Story: (Act One): Set between the television episodes Voice From The Past and Gambit, "War Crimes" sees Travis 1000 spatials from the perimeter of the defence zone. After transmitting a signal for 35 minutes, Travis receives an electronic reply and responds by vocal transmission. He speaks to the aliens from Star One, informing them that The Federation are to shortly develop an intergalactic drive using Monopasium 239, and that they must destroy the Federation first. Travis states he knew of the aliens' existence as he discovered their beachhead on the frontier world known as Oros. He then goes to a bar on the planet Sinra in sector 5, on the trail of Docholli. By interrogating two local crooks, including Kane, Travis discovers Docholli's location and plans to wait there for Blake.
(Act Two): Set approximately eight months before the episode Blake, Blake is operating under the name of "Dev Varon", and is after Lafayette, the bounty hunter who killed Jenna. He pays to join Kane, the bounty hunter assigned to Lafayette, and brings along his associate Tando. Kane has taken possession of Travis's discarded Mutoid, and is obsessed with revenge after Travis mutilated him. Blake kills Lafayette, though after he learns Blake was partly responsible for Travis's death he goes beserk and tries to gouge out Blake's eye. Kane is killed by Tando, and they both leave, with Blake pondering over the former identity of the Mutoid…
Travis: In a conversation with his Mutoid we learn that a Mutoid's memory of their former life is only buried, not erased. Travis's Mutoid was the wife of Maryatt, the man who saved Travis's life.
Bayban the Butcher has taken out a contract on Travis after learning Travis demoted him on The Federation's most wanted list. Bayban is now third, behind Blake and Travis himself.
Gan: Tando and Kane both claim to have known Olag Gan before his limiter was fitted, and tell Blake that he was a multiple murderer of women with the nickname "The Cat Strangler."
"Now, I'm sorry about this, Stenner. But I'm going to have to kill you."
Now officially sold out, you may be able to track down copies of The Mark of Kane at specialist shops if you look hard enough.
I eventually did, and so unfortunately got to hear it after I heard the superior Logic of Empire. That's not to say that Kane is bad, far from it, but it reflects the developing ambition of its creators where Logic saw it fully emerge. What stifles it slightly is that where Logic was an episode-length story over two acts, here each act is an individual tale. So what's presented isn't a fully developed story, more two individual vignettes (though there are links between them).
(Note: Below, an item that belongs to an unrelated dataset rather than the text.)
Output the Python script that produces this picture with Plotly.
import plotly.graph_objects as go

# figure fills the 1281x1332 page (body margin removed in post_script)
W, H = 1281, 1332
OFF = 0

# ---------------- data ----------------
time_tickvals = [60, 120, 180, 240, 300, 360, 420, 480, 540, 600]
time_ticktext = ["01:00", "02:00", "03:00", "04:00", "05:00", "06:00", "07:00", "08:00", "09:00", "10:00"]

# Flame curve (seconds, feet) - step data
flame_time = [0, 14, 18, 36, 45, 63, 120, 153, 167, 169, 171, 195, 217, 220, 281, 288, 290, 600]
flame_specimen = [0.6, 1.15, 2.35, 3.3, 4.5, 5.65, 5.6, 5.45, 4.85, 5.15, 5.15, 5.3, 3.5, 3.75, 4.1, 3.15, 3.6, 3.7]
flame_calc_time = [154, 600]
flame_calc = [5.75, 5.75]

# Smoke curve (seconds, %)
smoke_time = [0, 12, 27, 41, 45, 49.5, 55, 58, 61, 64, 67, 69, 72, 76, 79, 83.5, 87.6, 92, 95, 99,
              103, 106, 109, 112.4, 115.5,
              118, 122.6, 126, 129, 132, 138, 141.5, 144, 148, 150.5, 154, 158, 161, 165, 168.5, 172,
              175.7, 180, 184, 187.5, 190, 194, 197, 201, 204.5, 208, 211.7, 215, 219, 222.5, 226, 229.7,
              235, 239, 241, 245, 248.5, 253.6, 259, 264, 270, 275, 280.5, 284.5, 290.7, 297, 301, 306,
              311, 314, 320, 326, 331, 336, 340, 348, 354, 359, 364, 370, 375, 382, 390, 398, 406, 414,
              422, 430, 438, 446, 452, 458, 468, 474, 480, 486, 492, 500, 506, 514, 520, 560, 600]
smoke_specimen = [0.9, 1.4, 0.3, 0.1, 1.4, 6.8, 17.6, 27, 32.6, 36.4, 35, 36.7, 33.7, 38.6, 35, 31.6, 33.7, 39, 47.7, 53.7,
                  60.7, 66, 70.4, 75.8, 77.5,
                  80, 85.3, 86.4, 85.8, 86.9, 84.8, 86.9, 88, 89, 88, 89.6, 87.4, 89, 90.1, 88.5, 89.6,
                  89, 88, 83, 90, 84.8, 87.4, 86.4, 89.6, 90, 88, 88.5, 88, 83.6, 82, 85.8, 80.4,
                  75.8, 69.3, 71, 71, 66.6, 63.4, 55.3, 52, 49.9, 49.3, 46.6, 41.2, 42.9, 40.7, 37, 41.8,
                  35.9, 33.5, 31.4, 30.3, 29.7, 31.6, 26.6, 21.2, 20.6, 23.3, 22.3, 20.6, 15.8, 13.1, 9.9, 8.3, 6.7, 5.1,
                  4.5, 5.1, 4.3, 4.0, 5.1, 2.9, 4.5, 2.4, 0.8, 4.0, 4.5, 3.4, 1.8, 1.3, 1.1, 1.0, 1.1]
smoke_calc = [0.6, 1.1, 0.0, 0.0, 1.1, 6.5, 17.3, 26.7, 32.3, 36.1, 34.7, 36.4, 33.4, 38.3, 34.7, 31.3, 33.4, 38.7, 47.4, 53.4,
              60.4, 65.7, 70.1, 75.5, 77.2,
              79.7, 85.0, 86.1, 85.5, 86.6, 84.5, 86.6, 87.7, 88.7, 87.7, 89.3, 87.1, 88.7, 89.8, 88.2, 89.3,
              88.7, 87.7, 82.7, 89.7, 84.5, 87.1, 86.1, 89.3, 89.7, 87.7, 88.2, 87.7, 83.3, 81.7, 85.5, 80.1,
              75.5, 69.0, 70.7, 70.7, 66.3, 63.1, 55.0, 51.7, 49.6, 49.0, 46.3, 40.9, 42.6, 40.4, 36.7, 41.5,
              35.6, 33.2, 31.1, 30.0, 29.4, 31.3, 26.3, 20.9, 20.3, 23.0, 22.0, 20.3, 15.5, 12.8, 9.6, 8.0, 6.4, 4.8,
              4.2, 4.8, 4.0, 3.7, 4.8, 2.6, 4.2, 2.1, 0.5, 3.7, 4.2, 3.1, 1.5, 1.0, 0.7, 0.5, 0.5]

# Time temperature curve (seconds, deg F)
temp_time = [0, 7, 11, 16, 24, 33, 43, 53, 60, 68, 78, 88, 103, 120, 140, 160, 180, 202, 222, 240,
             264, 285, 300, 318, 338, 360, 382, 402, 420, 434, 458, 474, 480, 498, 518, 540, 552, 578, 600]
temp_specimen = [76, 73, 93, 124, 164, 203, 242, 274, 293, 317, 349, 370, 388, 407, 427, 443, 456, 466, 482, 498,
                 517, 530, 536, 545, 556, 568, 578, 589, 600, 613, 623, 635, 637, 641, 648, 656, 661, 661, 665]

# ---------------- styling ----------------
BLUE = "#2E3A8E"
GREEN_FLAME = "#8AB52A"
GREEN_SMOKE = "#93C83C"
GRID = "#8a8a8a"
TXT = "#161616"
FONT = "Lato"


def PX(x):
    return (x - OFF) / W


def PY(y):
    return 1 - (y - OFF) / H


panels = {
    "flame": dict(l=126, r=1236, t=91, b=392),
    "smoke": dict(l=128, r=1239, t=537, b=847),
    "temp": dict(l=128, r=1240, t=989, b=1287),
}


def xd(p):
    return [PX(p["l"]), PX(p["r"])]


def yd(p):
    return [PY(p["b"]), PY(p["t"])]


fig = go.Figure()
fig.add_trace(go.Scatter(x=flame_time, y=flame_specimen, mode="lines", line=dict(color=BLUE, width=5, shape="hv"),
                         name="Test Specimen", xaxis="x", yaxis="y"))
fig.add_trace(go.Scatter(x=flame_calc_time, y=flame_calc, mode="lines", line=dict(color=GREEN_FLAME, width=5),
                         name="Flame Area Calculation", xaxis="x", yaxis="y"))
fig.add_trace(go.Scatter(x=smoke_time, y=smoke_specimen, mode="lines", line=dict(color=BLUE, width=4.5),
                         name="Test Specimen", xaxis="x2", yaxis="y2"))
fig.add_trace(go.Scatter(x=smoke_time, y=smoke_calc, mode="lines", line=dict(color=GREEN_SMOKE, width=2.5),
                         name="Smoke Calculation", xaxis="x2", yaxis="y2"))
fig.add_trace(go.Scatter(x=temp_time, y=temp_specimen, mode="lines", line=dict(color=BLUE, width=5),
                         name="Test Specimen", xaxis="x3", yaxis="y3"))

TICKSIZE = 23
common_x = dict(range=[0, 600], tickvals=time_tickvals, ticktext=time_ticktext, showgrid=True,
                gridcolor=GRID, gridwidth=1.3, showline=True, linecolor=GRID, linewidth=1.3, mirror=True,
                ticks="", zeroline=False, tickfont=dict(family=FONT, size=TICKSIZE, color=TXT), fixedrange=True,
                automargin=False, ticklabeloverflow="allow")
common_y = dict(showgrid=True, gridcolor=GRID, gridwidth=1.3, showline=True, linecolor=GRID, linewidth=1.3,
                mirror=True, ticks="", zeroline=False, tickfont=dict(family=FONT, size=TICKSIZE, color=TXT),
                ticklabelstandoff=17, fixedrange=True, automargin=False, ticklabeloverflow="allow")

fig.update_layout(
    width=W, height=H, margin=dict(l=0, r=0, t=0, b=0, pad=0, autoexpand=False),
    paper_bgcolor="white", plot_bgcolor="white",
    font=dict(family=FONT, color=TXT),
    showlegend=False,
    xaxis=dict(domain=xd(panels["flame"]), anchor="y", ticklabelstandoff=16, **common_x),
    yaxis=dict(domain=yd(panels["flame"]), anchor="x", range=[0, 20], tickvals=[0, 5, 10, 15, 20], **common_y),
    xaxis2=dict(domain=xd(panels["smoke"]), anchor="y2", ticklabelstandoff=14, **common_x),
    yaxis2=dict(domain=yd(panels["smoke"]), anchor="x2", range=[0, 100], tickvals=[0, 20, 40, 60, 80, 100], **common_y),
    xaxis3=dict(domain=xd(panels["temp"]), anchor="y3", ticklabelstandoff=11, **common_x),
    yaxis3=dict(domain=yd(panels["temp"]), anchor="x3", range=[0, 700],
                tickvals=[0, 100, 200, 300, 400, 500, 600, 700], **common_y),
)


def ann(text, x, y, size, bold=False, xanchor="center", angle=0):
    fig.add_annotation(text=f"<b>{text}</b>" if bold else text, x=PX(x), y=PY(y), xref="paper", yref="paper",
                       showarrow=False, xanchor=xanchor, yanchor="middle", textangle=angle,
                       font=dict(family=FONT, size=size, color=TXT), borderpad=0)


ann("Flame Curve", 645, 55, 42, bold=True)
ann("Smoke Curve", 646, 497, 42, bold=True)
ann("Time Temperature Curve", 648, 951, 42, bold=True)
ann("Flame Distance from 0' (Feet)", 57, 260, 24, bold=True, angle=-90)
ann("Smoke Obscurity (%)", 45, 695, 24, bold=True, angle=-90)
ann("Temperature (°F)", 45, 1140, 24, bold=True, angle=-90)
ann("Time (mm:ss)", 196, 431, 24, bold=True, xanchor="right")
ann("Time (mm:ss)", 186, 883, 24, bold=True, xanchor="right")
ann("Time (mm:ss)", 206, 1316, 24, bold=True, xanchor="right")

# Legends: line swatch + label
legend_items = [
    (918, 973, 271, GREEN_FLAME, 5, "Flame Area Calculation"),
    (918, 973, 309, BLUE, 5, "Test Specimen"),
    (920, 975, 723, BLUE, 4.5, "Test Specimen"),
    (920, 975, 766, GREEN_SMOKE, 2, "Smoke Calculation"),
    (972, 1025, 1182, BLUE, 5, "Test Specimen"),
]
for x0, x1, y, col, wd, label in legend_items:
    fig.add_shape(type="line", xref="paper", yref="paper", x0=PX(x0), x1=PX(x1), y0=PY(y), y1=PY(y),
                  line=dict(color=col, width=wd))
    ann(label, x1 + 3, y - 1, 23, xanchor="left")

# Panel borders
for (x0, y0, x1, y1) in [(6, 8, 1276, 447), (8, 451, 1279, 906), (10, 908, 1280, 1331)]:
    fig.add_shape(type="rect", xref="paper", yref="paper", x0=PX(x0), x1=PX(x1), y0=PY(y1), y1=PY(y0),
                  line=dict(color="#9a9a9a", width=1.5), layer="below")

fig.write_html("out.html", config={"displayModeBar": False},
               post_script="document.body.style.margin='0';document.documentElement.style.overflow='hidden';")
Picking between the two is hard. Initial listens might make the A to B plotting of War Crimes seem preferable in the format, with Brian Croucher effortlessly reprising Travis. With David Tulley joining the writing team for Friendly Fire, the characterisation, reference points and intention are slightly deeper, so this arguably doesn't work as well in the snapshot format, and would have perhaps worked better fleshed out into a forty-five minute length presentation. I say "perhaps" as I've listened to the tape twice now and Friendly Fire really grew on me a second time. Highlight of the tape though has to be Brian Croucher conferring with the aliens, something which delighted the fan in me. In fact, that's perhaps the only real complaint with the tape, in that it's unashamedly fannish throughout (though the production is always professional). Rather than taking a basic germ of the series and developing it into a story in its own right, both Acts are "between stories" adventures, and exist almost as a Kipling "Just So" story. ("How Blake only got one eye.")
But if all this sounds negative, then it's not meant to be. The Mark of Kane is a hugely listenable tape and effortlessly better than the two "official" Barry Letts audios. In fact, I was tempted to give it an extra mark at times. The real problem is that I listened to Alan and David's work in reverse order. This is their first steps, leading onto Logic, which is a smashing tape. The Mark of Kane is very good in its own right, but by the time I got to hear it I knew they were capable of more.